**SET TASK**
Repeat exactly the lines from the line with "Give me the matplotlib source for this chart." to the line with "from matplotlib.lines import Line2D", including both, and leave out any pictures.

# start of GIVEN DATA

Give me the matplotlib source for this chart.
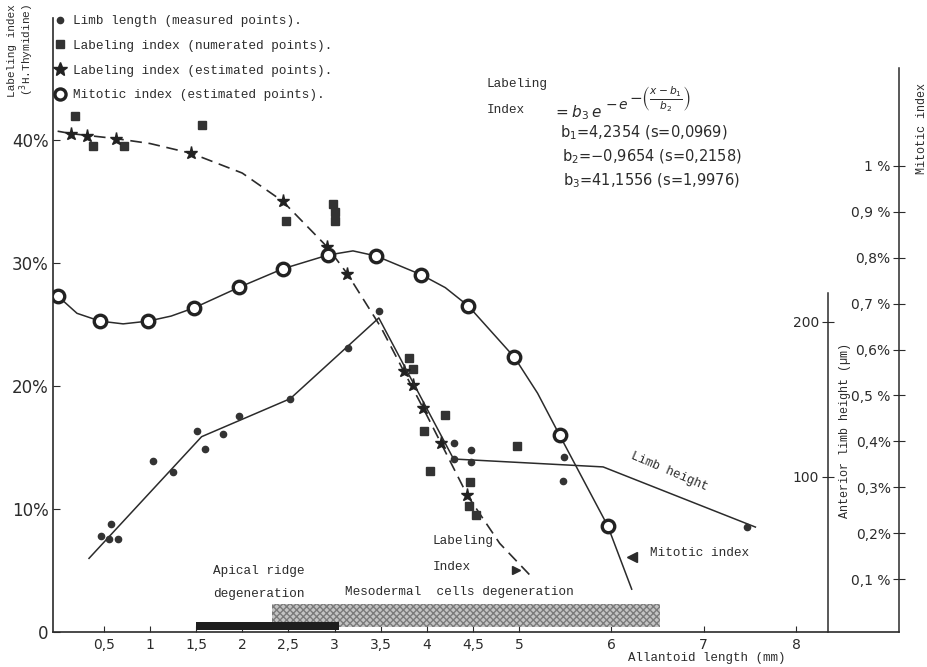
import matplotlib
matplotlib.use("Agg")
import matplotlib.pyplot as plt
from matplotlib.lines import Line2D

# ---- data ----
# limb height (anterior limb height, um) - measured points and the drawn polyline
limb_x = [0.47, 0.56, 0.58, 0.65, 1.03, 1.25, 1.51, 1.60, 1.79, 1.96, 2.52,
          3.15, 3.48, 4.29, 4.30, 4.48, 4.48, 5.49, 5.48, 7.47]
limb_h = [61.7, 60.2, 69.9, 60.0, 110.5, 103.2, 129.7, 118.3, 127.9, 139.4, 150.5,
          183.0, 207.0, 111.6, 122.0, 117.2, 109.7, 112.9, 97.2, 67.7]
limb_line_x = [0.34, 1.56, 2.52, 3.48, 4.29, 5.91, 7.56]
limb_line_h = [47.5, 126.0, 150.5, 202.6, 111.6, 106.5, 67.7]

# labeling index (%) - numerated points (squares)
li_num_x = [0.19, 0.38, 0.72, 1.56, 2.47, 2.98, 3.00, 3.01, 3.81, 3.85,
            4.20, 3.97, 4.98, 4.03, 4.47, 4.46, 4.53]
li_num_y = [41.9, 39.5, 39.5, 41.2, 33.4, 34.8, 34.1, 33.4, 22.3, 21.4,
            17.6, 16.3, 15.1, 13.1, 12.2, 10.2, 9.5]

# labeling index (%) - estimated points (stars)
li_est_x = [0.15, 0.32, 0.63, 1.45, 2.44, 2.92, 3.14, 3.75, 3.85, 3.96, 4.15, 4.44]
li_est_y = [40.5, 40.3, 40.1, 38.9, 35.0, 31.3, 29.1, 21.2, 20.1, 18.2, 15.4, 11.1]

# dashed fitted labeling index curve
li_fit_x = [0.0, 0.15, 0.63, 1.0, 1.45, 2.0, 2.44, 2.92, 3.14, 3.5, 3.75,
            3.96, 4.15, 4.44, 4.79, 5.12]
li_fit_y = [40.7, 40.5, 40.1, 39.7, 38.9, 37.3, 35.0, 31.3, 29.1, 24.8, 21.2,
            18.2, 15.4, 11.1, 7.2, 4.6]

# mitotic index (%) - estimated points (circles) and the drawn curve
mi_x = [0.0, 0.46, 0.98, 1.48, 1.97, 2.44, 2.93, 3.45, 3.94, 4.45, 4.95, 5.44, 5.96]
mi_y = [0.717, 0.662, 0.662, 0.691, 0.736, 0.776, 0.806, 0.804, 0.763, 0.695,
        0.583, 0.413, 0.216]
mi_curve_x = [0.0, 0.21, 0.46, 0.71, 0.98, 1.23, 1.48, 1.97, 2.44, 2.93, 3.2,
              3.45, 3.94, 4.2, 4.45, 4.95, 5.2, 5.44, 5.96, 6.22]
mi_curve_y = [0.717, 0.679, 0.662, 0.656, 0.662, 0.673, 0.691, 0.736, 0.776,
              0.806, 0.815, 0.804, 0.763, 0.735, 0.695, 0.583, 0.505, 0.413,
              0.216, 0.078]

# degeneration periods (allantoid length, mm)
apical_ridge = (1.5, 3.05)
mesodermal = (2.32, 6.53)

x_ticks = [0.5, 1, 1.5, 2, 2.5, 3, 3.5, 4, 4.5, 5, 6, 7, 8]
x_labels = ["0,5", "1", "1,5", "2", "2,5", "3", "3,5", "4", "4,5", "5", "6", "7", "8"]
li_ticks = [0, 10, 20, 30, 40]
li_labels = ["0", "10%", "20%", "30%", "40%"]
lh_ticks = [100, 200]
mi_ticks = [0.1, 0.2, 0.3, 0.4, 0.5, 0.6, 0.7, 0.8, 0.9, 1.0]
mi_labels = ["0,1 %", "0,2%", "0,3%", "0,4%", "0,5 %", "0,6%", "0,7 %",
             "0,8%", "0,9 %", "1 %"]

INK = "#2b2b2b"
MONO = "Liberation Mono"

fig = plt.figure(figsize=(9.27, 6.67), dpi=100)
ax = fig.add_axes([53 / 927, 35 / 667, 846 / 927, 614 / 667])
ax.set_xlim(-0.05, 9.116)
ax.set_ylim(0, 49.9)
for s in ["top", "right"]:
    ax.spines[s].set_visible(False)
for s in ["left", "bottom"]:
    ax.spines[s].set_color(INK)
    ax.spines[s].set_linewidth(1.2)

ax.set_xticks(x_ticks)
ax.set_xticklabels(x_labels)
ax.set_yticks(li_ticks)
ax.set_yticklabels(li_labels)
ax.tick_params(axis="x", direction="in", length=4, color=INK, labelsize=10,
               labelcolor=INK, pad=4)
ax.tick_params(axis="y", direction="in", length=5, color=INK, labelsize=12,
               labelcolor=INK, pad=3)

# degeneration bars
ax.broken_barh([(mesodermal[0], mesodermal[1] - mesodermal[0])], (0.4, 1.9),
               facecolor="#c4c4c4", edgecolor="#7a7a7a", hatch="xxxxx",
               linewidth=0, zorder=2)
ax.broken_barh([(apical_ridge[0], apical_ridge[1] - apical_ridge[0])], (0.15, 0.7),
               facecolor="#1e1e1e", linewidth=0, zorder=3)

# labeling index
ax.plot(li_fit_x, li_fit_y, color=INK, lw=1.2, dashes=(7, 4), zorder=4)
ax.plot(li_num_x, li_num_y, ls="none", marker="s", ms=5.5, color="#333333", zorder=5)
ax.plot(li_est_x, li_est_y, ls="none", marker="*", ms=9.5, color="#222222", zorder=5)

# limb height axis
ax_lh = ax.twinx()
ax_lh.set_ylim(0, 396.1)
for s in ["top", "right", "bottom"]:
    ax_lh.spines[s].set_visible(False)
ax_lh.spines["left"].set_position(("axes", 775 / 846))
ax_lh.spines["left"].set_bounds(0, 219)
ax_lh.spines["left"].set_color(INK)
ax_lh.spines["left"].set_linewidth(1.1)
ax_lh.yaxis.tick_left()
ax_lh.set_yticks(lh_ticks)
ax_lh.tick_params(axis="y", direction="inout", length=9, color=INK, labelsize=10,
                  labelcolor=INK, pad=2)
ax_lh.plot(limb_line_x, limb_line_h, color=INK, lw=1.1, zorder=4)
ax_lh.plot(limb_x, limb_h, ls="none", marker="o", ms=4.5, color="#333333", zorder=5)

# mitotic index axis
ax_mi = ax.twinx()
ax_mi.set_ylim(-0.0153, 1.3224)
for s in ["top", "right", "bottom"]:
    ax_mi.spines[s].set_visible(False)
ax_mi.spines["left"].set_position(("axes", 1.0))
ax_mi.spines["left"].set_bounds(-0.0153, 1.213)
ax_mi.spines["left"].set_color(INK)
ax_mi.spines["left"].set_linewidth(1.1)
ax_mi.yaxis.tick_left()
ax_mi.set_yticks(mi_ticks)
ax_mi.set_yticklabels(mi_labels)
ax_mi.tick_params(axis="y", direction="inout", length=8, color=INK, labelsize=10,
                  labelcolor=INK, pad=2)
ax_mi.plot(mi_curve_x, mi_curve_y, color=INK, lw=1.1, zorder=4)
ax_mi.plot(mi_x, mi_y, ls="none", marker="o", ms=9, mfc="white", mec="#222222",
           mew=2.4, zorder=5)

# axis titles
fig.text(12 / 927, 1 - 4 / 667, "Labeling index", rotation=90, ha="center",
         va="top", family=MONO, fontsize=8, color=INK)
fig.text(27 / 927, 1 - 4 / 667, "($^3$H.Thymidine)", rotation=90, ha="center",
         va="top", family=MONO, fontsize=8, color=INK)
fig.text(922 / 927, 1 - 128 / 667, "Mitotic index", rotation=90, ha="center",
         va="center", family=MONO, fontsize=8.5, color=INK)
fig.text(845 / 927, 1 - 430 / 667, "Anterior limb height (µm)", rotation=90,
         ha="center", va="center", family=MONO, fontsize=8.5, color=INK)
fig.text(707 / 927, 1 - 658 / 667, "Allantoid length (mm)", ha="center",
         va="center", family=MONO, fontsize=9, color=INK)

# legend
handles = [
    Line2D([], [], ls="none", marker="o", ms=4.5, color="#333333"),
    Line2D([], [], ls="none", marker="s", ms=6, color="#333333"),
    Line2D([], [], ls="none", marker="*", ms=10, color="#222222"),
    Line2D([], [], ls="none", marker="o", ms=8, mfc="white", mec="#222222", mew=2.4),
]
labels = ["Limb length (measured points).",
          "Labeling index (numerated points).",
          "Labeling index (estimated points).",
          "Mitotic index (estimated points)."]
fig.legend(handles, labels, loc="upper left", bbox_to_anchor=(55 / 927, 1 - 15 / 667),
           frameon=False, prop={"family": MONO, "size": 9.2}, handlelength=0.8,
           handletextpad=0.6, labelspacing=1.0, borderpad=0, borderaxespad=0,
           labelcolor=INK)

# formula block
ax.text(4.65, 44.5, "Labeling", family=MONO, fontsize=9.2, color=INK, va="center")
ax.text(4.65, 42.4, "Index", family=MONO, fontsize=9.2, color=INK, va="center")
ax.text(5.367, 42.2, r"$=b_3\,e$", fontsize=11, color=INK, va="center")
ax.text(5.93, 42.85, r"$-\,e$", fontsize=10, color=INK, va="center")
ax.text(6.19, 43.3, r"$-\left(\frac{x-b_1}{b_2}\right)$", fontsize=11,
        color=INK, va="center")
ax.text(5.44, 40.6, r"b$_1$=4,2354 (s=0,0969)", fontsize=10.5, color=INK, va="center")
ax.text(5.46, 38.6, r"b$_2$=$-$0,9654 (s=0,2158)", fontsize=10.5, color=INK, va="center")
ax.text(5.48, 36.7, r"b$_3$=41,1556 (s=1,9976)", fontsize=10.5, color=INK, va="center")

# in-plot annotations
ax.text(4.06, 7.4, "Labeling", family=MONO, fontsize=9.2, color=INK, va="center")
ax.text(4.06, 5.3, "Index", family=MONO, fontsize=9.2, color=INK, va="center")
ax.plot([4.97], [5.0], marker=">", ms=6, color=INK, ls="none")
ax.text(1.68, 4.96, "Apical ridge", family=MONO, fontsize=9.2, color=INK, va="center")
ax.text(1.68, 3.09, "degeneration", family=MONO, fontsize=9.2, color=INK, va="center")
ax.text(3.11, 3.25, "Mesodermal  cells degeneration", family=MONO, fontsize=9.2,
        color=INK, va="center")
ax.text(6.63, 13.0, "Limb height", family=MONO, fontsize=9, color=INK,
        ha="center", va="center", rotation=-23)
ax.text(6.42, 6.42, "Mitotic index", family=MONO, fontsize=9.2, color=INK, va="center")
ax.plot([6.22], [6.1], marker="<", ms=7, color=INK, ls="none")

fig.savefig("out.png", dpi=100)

# end of GIVEN DATA
# start of GIVEN DATA

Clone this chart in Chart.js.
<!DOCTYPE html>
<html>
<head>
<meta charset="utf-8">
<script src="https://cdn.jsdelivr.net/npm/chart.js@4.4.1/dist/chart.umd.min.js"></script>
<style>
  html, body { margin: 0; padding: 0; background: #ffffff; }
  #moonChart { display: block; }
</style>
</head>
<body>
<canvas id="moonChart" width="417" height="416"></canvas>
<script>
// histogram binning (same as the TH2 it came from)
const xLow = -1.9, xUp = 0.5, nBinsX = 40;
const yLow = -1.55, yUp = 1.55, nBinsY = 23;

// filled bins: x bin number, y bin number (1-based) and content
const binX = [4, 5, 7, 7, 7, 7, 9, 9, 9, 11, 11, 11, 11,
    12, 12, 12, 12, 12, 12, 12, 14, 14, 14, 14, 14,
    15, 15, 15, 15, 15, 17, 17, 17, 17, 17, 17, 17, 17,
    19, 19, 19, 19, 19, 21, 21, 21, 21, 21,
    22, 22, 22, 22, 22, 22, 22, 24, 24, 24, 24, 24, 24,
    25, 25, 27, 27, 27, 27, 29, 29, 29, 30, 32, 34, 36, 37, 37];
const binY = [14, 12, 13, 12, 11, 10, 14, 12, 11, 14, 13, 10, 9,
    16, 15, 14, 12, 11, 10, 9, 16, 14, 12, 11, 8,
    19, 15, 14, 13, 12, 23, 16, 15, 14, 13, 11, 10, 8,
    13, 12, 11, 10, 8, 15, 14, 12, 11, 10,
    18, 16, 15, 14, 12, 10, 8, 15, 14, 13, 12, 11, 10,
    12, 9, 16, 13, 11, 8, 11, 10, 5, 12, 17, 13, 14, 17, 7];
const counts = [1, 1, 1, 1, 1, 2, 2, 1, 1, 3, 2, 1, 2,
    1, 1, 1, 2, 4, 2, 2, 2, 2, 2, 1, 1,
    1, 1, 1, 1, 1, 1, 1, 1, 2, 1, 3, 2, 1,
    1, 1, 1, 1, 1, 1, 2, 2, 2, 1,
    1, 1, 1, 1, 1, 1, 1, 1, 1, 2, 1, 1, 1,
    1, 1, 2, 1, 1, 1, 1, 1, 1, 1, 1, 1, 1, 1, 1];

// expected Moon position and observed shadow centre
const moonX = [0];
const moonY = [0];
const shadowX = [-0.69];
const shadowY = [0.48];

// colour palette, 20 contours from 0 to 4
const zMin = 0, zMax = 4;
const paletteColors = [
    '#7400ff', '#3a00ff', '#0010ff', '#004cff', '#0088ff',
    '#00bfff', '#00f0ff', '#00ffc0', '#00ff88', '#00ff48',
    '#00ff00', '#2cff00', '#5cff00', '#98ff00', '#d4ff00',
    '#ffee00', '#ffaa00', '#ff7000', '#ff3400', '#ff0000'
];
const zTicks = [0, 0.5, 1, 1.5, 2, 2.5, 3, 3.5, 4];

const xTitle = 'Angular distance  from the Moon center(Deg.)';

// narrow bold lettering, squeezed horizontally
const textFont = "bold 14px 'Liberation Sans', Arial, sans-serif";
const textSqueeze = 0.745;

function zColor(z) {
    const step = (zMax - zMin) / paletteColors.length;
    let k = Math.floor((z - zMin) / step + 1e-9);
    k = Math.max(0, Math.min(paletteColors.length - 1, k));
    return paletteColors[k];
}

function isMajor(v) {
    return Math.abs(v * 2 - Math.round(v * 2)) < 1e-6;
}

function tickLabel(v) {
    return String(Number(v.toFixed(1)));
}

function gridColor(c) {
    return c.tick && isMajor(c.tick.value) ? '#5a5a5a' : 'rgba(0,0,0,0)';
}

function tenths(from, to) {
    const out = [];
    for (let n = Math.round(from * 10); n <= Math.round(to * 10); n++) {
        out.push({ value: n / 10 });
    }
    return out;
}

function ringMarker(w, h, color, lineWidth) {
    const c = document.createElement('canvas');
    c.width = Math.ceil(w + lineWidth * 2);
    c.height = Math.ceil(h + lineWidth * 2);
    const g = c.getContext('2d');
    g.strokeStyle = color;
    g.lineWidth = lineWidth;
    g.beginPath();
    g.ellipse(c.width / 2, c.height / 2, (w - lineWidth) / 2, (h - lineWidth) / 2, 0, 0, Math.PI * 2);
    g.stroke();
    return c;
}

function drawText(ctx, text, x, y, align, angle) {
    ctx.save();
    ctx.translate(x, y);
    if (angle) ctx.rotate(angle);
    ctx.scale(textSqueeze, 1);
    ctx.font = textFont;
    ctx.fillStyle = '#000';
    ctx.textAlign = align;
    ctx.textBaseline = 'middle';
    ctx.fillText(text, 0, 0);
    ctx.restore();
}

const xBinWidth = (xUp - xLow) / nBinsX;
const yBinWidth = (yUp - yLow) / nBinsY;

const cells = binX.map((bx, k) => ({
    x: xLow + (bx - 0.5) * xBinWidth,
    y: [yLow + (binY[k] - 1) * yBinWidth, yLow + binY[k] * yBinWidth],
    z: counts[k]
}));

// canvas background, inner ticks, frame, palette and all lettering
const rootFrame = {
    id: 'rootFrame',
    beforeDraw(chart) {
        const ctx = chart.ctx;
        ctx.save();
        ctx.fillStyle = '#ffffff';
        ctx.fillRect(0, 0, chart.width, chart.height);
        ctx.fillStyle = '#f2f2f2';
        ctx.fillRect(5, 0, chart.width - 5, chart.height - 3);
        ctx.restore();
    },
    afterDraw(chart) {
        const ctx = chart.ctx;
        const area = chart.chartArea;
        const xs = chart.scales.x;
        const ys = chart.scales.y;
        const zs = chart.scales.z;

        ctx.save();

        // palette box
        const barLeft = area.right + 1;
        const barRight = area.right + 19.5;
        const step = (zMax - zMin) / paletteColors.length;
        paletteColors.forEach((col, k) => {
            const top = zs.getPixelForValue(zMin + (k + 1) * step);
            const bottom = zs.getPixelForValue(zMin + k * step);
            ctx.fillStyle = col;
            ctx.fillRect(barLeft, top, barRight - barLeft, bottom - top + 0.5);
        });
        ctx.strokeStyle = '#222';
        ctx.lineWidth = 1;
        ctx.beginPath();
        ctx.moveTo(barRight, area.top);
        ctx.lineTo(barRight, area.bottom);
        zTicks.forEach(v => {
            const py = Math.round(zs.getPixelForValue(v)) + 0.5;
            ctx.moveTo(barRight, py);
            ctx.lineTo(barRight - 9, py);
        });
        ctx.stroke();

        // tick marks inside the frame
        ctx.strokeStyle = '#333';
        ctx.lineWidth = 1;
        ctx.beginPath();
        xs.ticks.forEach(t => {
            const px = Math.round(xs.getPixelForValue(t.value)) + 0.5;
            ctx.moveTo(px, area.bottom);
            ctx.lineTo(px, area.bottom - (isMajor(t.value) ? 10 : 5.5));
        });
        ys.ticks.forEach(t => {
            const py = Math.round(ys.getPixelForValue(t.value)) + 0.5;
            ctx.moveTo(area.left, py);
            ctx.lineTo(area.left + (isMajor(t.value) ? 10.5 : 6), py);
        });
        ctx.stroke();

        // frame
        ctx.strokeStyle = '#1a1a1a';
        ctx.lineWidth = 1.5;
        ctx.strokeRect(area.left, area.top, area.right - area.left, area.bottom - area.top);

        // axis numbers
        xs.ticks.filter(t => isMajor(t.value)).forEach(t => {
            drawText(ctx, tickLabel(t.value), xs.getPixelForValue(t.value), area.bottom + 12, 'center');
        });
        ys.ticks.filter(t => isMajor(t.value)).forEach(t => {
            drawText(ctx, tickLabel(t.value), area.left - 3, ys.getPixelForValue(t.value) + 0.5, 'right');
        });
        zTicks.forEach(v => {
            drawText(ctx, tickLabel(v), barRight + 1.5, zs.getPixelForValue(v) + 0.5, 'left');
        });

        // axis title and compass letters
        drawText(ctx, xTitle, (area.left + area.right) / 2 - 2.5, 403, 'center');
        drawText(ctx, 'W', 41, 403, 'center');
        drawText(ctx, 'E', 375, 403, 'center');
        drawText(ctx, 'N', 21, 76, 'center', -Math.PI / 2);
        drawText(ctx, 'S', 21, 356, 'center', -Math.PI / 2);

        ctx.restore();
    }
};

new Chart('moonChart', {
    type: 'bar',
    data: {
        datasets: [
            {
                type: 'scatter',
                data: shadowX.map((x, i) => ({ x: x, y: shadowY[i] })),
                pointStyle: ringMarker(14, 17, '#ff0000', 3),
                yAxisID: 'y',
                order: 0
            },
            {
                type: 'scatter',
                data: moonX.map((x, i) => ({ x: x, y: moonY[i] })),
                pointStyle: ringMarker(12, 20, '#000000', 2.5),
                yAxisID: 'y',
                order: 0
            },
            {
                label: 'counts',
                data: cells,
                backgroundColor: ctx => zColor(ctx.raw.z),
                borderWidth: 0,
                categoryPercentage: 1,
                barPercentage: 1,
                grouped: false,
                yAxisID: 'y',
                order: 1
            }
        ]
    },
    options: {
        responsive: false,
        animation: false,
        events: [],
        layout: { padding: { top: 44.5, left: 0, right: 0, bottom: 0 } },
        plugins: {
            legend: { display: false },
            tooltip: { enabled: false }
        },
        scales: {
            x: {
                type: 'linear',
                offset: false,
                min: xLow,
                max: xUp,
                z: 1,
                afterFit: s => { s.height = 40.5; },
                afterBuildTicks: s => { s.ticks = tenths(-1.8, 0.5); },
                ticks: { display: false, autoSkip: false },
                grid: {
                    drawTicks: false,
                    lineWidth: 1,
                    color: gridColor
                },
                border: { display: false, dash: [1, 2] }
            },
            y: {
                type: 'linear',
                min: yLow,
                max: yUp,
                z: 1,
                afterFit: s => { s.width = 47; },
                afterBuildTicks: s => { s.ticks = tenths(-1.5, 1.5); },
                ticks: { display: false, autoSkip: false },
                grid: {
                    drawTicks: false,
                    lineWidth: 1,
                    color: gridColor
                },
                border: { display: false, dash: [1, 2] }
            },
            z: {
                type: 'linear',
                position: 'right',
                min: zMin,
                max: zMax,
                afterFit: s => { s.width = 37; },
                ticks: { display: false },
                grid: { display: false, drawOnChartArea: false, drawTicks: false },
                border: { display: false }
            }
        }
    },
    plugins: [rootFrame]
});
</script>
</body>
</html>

# end of GIVEN DATA

**TASK OUTPUT**
Give me the matplotlib source for this chart.
import matplotlib
matplotlib.use("Agg")
import matplotlib.pyplot as plt
from matplotlib.lines import Line2D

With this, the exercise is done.